++++ Information supplied

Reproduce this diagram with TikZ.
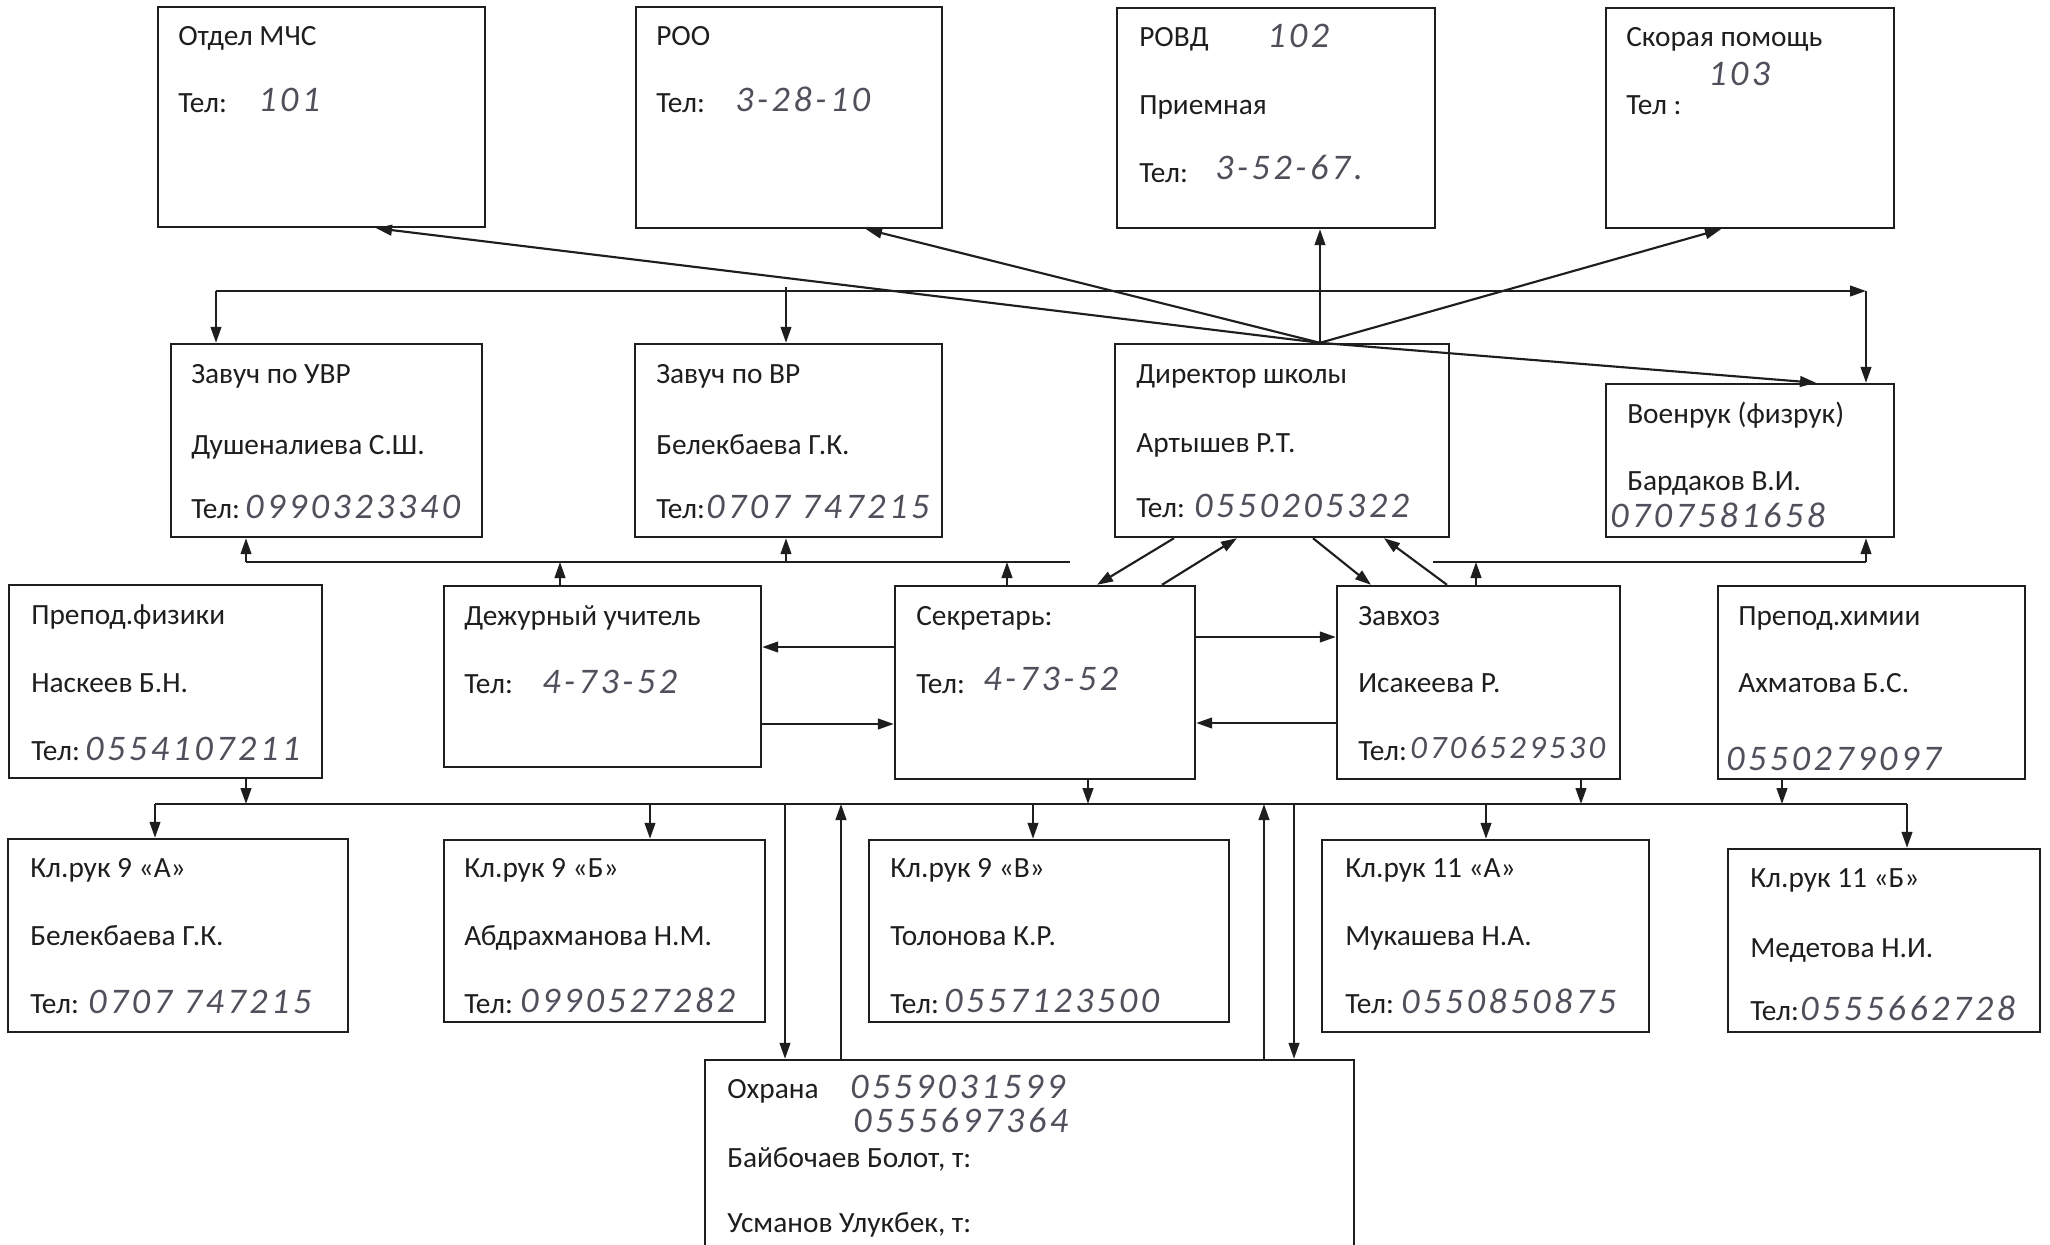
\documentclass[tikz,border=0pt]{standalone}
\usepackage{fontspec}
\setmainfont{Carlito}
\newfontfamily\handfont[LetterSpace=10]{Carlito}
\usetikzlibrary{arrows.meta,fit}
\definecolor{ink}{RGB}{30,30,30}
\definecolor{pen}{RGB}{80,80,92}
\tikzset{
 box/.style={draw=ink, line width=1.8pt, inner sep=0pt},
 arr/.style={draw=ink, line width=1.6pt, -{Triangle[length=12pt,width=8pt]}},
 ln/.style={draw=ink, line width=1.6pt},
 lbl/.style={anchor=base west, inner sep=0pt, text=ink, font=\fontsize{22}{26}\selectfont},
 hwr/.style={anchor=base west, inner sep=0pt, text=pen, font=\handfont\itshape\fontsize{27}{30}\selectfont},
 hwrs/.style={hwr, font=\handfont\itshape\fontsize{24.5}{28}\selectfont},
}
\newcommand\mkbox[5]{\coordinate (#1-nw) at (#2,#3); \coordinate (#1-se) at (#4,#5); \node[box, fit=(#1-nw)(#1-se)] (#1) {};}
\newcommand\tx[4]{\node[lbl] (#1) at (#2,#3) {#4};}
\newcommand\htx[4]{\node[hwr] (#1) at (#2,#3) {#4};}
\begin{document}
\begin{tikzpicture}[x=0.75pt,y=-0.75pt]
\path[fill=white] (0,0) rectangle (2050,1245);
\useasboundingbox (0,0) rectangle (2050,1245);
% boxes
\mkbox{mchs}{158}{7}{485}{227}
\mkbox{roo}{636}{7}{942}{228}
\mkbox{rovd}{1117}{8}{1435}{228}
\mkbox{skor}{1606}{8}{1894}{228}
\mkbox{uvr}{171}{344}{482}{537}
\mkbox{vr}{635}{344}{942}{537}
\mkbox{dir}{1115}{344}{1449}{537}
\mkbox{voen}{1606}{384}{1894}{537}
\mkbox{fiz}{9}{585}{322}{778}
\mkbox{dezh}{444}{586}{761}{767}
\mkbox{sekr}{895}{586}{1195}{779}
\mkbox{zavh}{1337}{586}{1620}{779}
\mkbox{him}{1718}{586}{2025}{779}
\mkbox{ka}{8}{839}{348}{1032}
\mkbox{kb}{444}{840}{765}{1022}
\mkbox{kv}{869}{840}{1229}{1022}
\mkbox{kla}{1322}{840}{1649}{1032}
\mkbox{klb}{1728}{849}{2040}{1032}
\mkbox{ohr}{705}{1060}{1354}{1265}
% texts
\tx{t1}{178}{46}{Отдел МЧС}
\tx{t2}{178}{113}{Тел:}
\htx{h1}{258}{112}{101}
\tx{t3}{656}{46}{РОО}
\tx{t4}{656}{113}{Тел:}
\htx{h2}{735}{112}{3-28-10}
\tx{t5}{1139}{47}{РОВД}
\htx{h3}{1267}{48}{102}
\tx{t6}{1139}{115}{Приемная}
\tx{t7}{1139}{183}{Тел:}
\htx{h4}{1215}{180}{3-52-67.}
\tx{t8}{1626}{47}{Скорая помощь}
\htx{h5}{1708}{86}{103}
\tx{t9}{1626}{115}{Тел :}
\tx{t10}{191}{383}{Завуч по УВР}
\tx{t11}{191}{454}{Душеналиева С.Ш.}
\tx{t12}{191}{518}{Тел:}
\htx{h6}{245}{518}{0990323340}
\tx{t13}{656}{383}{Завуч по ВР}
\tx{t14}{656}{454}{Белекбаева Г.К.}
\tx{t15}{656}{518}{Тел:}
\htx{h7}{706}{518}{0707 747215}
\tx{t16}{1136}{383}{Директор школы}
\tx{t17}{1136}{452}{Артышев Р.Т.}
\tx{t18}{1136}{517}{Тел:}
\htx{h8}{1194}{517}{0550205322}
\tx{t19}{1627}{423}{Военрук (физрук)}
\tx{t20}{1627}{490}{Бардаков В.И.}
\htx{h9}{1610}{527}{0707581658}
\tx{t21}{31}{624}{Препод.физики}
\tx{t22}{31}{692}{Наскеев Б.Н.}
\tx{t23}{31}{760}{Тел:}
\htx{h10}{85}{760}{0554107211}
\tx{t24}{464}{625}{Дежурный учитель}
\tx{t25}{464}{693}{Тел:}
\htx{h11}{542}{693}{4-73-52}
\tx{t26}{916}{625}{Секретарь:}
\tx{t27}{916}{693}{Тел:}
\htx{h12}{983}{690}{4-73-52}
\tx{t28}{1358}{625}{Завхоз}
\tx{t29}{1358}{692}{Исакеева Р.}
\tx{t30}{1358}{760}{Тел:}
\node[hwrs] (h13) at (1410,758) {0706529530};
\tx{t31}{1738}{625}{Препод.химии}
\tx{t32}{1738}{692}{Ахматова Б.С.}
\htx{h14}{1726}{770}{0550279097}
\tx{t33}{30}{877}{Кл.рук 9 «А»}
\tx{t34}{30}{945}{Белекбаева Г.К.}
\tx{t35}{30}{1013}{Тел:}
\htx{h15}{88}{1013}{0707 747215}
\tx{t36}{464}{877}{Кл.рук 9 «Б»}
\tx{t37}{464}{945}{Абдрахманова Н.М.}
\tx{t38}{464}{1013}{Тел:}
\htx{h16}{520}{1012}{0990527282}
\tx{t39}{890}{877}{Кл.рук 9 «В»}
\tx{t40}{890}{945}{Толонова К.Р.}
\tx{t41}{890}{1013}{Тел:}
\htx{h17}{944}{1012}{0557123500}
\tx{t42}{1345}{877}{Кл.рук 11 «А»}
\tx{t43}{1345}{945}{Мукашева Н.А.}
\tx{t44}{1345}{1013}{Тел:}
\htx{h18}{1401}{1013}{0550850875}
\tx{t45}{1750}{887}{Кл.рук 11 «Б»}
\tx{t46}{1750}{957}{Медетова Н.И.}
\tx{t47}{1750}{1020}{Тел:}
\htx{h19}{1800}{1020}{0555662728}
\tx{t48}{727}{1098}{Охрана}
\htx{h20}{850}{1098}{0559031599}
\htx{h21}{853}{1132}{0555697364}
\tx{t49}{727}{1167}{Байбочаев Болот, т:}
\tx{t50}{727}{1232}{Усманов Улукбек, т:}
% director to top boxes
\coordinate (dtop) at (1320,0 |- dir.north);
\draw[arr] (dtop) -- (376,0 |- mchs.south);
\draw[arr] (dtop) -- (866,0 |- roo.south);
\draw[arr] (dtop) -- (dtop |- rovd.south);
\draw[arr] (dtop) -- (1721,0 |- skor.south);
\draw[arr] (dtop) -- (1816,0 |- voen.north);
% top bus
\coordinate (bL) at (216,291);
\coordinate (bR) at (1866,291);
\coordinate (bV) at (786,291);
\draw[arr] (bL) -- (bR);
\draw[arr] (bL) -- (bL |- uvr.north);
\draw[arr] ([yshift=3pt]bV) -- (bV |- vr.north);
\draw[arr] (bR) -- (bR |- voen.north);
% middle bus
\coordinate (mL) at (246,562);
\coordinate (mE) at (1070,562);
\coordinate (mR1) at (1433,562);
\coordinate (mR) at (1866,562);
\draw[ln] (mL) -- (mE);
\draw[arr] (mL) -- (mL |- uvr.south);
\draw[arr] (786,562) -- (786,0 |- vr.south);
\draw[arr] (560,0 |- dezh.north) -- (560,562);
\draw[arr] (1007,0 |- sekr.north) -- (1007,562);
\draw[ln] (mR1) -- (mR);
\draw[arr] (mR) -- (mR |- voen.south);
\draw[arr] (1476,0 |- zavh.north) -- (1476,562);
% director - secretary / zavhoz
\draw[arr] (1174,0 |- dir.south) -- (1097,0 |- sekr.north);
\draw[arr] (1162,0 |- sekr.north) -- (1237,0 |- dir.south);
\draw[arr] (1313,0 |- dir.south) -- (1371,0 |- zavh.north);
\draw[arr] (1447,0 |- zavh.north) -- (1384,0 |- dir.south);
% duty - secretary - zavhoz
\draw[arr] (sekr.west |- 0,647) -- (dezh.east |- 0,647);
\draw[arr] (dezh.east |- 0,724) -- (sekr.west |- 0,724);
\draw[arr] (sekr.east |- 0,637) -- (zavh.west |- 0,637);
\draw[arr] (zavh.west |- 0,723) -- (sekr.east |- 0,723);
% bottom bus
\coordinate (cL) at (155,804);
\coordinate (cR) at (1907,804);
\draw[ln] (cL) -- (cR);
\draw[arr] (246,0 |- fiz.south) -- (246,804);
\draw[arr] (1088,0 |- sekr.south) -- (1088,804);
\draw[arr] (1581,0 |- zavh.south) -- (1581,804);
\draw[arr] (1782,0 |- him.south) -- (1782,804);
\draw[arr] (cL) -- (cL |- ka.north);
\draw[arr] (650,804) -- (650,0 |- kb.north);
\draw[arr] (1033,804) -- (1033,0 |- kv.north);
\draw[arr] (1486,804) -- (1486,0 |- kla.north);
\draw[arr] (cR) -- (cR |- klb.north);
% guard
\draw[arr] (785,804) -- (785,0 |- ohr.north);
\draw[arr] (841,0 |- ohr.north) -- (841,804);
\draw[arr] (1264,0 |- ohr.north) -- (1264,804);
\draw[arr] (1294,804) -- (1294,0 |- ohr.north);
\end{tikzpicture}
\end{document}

++++++++
++++ Information supplied

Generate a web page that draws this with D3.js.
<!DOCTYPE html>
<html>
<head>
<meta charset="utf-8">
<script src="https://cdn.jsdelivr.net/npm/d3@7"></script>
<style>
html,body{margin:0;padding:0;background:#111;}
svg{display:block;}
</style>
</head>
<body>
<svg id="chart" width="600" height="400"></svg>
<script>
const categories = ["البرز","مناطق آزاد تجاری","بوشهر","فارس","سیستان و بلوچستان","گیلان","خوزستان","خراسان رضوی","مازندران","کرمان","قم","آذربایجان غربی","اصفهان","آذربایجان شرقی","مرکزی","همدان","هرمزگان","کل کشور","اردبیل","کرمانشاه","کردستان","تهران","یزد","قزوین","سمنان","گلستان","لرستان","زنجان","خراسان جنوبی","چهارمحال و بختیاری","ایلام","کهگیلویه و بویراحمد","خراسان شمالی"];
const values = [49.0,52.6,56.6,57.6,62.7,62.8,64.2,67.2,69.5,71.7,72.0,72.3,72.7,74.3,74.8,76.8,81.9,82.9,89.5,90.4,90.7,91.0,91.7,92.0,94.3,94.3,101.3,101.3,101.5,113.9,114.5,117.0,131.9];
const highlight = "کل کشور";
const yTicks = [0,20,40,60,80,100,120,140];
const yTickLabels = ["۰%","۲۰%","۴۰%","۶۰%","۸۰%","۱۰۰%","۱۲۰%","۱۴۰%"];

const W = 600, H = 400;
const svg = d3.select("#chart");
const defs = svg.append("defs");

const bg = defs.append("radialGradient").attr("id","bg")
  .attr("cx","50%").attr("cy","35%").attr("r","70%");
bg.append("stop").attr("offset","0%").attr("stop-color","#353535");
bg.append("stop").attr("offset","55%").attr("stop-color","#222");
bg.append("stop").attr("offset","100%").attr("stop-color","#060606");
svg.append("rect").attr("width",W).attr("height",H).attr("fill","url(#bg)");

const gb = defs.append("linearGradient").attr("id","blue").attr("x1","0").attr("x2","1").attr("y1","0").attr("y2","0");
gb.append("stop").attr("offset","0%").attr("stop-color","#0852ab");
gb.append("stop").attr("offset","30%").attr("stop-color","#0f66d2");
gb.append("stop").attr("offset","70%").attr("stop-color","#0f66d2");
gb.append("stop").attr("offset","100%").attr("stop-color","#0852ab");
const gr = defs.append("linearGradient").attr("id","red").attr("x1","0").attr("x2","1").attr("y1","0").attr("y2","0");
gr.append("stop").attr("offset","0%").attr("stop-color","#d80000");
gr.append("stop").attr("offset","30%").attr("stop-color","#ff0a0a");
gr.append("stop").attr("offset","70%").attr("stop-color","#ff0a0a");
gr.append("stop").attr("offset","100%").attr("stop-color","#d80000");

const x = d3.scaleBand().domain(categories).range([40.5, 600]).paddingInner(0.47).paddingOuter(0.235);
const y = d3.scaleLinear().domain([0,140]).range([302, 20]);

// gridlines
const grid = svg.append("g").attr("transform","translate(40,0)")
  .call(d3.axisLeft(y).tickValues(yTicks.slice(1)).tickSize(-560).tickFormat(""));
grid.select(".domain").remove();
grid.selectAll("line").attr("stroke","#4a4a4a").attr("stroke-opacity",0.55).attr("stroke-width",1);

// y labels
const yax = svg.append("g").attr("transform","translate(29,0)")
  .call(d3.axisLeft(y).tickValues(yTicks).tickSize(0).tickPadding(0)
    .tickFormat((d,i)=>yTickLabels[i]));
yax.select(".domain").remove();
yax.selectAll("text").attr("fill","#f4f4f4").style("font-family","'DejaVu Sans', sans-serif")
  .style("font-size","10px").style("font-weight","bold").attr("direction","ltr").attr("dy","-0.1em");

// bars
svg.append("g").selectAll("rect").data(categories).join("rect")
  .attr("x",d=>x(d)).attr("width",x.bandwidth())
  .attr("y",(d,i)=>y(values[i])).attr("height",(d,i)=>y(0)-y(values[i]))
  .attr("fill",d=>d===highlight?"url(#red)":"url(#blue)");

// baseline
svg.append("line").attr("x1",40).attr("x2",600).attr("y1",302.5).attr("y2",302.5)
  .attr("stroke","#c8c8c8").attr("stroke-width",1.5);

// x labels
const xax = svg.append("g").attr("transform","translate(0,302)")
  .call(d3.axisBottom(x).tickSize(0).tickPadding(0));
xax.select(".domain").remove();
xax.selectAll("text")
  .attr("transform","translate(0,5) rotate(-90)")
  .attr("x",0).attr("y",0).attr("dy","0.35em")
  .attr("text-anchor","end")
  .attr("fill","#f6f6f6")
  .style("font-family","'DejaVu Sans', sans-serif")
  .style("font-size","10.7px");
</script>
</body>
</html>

++++++++
++++ Information supplied

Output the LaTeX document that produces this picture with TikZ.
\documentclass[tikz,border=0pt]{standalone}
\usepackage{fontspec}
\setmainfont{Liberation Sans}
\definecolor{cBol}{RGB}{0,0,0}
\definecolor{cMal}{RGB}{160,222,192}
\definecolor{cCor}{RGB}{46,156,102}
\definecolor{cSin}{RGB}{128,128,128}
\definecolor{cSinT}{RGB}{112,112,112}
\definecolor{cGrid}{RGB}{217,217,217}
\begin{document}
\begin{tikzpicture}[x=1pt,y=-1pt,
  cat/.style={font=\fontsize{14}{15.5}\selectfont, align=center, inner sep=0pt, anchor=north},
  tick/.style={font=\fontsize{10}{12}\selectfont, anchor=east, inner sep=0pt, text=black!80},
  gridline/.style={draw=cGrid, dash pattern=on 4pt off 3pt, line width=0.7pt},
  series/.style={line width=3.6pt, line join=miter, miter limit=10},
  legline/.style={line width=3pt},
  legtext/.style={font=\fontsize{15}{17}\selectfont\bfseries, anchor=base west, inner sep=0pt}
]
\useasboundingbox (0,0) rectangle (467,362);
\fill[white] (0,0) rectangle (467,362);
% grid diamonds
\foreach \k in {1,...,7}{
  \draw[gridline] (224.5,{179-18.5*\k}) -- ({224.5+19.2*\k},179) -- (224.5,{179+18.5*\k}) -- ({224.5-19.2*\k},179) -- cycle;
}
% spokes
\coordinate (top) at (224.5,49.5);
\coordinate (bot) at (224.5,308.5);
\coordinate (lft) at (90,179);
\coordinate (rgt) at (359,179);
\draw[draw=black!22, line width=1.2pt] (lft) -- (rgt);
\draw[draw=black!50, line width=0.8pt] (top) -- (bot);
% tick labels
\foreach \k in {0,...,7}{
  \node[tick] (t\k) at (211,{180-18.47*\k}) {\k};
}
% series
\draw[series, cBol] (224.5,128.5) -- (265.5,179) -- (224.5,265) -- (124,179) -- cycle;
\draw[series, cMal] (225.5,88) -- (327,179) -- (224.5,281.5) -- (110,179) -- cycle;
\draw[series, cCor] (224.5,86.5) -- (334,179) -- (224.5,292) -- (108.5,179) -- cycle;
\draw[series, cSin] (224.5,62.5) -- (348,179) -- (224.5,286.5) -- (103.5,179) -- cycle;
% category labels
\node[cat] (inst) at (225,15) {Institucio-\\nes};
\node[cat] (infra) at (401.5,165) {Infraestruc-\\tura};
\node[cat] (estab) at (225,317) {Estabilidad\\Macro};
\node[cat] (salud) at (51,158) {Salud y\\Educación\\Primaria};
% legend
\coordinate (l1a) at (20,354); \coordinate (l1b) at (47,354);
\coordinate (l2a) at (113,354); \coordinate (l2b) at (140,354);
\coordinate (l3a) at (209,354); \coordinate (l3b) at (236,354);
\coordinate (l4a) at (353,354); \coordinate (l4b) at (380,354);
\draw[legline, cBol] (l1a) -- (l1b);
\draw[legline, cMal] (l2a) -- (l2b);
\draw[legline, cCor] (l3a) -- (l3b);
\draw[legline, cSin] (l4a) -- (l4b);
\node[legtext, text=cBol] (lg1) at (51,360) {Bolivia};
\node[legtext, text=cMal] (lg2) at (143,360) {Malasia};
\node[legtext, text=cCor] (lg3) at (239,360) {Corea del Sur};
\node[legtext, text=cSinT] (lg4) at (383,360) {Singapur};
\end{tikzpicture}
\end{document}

++++++++

Instructions for the task:
Count every line in the preceding entries where the string "that" appears, then state only the total.

Correct result:
2